For Schmemann, the liturgical life of the church was not the abolition of time, but the redemption of time. It is not an escape into another dimension, it is the recognition through the liturgy that God has broken into created time and is at work transforming it. Created time has been opened up to receive eternal time; temporal time has been opened up to the possibility of a new future. This is the power of the Sabbath and the Lord’s Day; this is the significance of the 8th Day of creation in which resurrection takes all things into itself and transforms them. This is the time of the eucharist, the feast, the thanksgiving through which our Lord gives the gift of body and blood, bread and wine, a joyful feast that secular time cannot contain. It is forced to give way to hope, to faith, and to love.

Contemporary worship seems to be obsessed with novelty, with spectacle, with evoking emotion or fulfilling expectations. Schmemann writes,

“Consciously or subconsciously Christians have accepted the whole ethos of our joyless business-minded culture. They believe that the only way to be taken seriously by the serious…is to be serious, and, therefore, to reduce to a symbolic minimum what in the past was so tremendously central in the life of the church – the joy of a feast.” (53) In becoming obsessed with time, we kill it, draining it of meaning, draining the symbols and liturgical action of it’s power.  Through our obsession with pragmatism, with technical proficiency, with performance, we’ve lost the central action of Christian worship—the presence of Jesus Christ in word and sacrament. This presence is not a feeling, it is a promise kept through the act of re-membering. It is the power of memory connected with the symbols and liturgical movements that bring divine time and temporal time together.

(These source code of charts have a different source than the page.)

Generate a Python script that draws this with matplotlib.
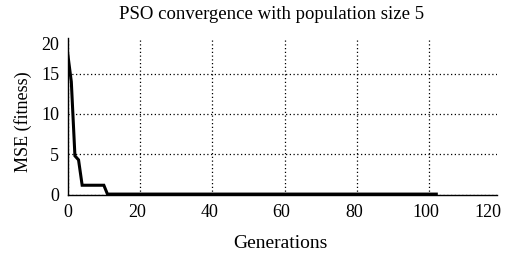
import matplotlib
matplotlib.use("Agg")
import matplotlib.pyplot as plt
from matplotlib.transforms import ScaledTranslation

generations = [0, 1, 2, 3, 4, 10, 11, 102]
mse = [17.5, 14.0, 4.8, 4.3, 1.15, 1.15, 0.05, 0.05]
xticks = [0, 20, 40, 60, 80, 100]
xtick_labels = ['0', '20', '40', '60', '80', '100', '120']
yticks = [0, 5, 10, 15]
ytick_labels = ['0', '5', '10', '15', '20']
x_max = 118.8
y_max = 19.4

plt.rcParams['font.family'] = ['Liberation Serif', 'DejaVu Serif']
plt.rcParams['font.size'] = 13

fig = plt.figure(figsize=(5.12, 2.6), dpi=100)
ax = fig.add_axes([67.7/512, 1-194.5/260, (497-67.7)/512, (194.5-38.3)/260])
ax.plot(generations, mse, color='black', linewidth=2.2, solid_joinstyle='miter')
ax.set_xlim(0, x_max)
ax.set_ylim(0, y_max)
ax.set_xticks(xticks + [x_max], labels=xtick_labels)
ax.set_yticks(yticks + [y_max], labels=ytick_labels)
ax.grid(True, linestyle=(0, (1, 2)), color='black', linewidth=0.9)
for gl in ax.xaxis.get_gridlines()[-1:] + ax.yaxis.get_gridlines()[-1:]:
    gl.set_visible(False)
ax.spines['top'].set_visible(False)
ax.spines['right'].set_visible(False)
ax.spines['left'].set_linewidth(1.0)
ax.spines['bottom'].set_linewidth(1.0)
ax.tick_params(length=0)
ax.tick_params(axis='x', pad=7)
ax.tick_params(axis='y', pad=6)
shift = ScaledTranslation(-3/100, 0, fig.dpi_scale_trans)
for lbl in ax.get_xticklabels()[1:]:
    lbl.set_transform(lbl.get_transform() + shift)
last = ax.get_xticklabels()[-1]
last.set_transform(last.get_transform() + ScaledTranslation(-6/100, 0, fig.dpi_scale_trans))
lasty = ax.get_yticklabels()[-1]
lasty.set_transform(lasty.get_transform() + ScaledTranslation(0, -5/100, fig.dpi_scale_trans))
ax.set_title('PSO convergence with population size 5', fontsize=13.5, pad=14, x=0.476)
ax.set_xlabel('Generations', labelpad=10, fontsize=14)
ax.xaxis.label.set_x(0.4957)
ax.set_ylabel('MSE (fitness)', labelpad=7)
ax.yaxis.label.set_y(0.467)
fig.savefig('out.png', dpi=100)
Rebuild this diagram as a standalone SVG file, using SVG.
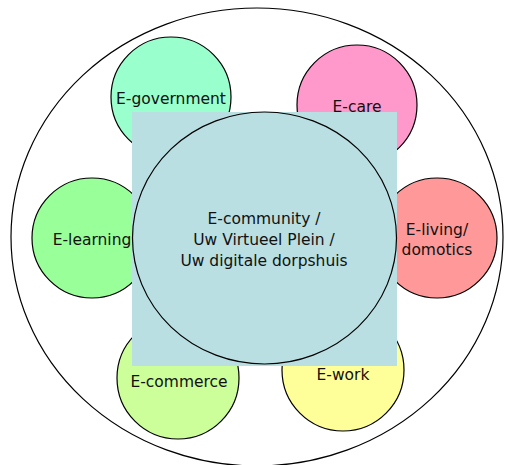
<svg xmlns="http://www.w3.org/2000/svg" width="506" height="465" viewBox="0 0 506 465">
<style>
  .n { stroke: #000; stroke-width: 1.2; }
  .t { font-family: "DejaVu Sans", Verdana, sans-serif; font-size: 15.5px; fill: #111; text-anchor: middle; }
</style>
<rect x="0" y="0" width="506" height="465" fill="#fff"/>
<g id="outer">
  <ellipse cx="257" cy="237" rx="246" ry="229" fill="none" class="n"/>
</g>
<g id="e-government">
  <circle cx="171" cy="97" r="60" fill="#99FFCC" class="n"/>
  <text class="t" x="171" y="104">E-government</text>
</g>
<g id="e-care">
  <circle cx="357" cy="105" r="60" fill="#FF99CC" class="n"/>
  <text class="t" x="357" y="112">E-care</text>
</g>
<g id="e-learning">
  <circle cx="92" cy="238" r="60" fill="#99FF99" class="n"/>
  <text class="t" x="92" y="245">E-learning</text>
</g>
<g id="e-living">
  <circle cx="437" cy="238" r="60" fill="#FF9999" class="n"/>
  <text class="t" x="437" y="235">E-living/</text>
  <text class="t" x="437" y="255">domotics</text>
</g>
<g id="e-commerce">
  <circle cx="178" cy="378" r="61" fill="#CCFF99" class="n"/>
  <text class="t" x="179" y="387">E-commerce</text>
</g>
<g id="e-work">
  <circle cx="343" cy="370" r="61" fill="#FFFF99" class="n"/>
  <text class="t" x="343" y="380">E-work</text>
</g>
<g id="e-community">
  <rect x="132" y="112" width="265" height="254" fill="#B9DFE2"/>
  <ellipse cx="264.5" cy="238" rx="132" ry="126" fill="#B9DFE2" class="n"/>
  <text class="t" x="264" y="224">E-community /</text>
  <text class="t" x="264" y="245">Uw Virtueel Plein /</text>
  <text class="t" x="264" y="266">Uw digitale dorpshuis</text>
</g>
</svg>
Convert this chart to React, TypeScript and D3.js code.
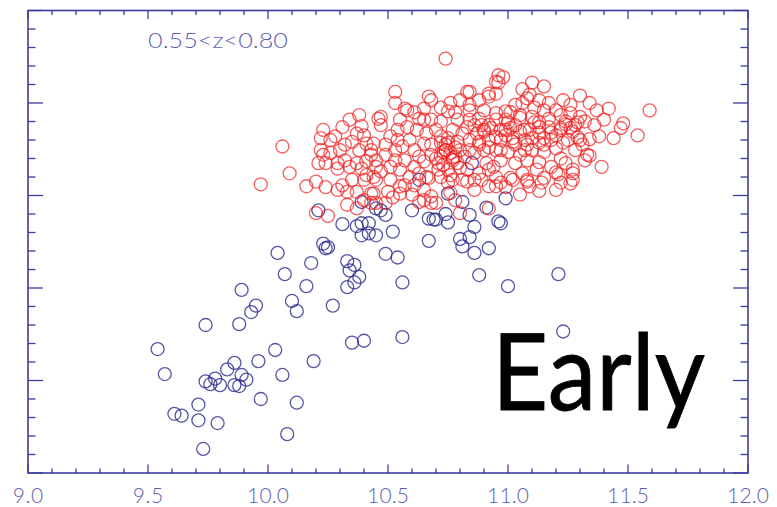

It’s time to remember that the word ecclesia is a political word, and the leitourgia is the beneficial work for the people, our public act of service that gives allegiance to our Lord Jesus Christ. This means our worship is, at its core, political, having everything to do with the transformation of this world into the coming Kingdom of God. So let’s stop saying our worship isn’t political, and let’s reclaim a deep worship that opens this world to the eschatological future of justice and peace.

10 Comments

  • Debra Rienstra says:

    Love this! Preach it, brother.

  • Sue A. Rozeboom says:

    A wonderful — and wonderfully apt — reflection, Jason. Pastorally and prophetically well-spoken!

  • Marty Wondaal says:

    Right now, at this very moment, I am sitting amongst 3000 Evangelicals in daily chapel at Cedarville University. Many of you may be thinking I am in the belly of the beast.

    The president of the college is preaching on Ephesians 2. The students are listening attentively. I am with my son on a college visit. There are a ton of prospective students with us. Enrollment here is on the upswing.

    The message was excellent. He went through the text verse by verse. Sin, salvation, service. I think almost every student attends.

    I’m watching the students walk out of chapel. They all look clean cut and ready to engage the world.

    I really like this place. It seems very unapologetic about where it stands.

    I suspect the people here agree with you that it is important to engage and redeem the culture, with all its injustice and sin. But I also suspect they may have different means to that end.

    I don’t sense any fatalism, resignation, or yawning at this place.

      • Marty Wondaal says:

        Yes, clean cut. They also seemed articulate.

        • Dr. Ron Zoutendam says:

          Clean Cut? What is this “clean cut” business? I don’t remember anything clean cut about the OT prophets, about the NT disciples, the apostle Paul, the reformers, or the many martyrs, John the Baptist certainly wasn’t clean cut, nor more certainly, our Lord Jesus. How about the crucifixion? How about our “truth denying”, spiritually challenged , inarticulate populist leader? I found that caring for the sick and dying to be extremely rewarding but anything but clean cut!
          To overlook the misogyny, racism, and bigotry of the present administration is indeed “yawning”. Thanks, Jason

        • Marty Wondaal says:

          Huh… of all the things I’ve said in the past this is the one that triggers?

    • Mero says:

      Thanks Marty for your comments. I never thought I’d hear people who are supposed to be leaders in church put down others, mainly evangelicals for reasons that are not true and to imply that evangelicals don’t care about those less fortunate is pure nonsense. It shows they know little about what is going on amongst the evangelical Christians and their work all over the world ESPECIALLY with those less fortunate. I guess the fact that we’re supposed to uplift each other doesn’t include most who write here. It’s a sad situation when our academia puts down other Christians.

  • Dale Hulst says:

    Thanks for your thoughts.
    Reminds me once again to see myself as an agent of redemption and transformation, working for shalom.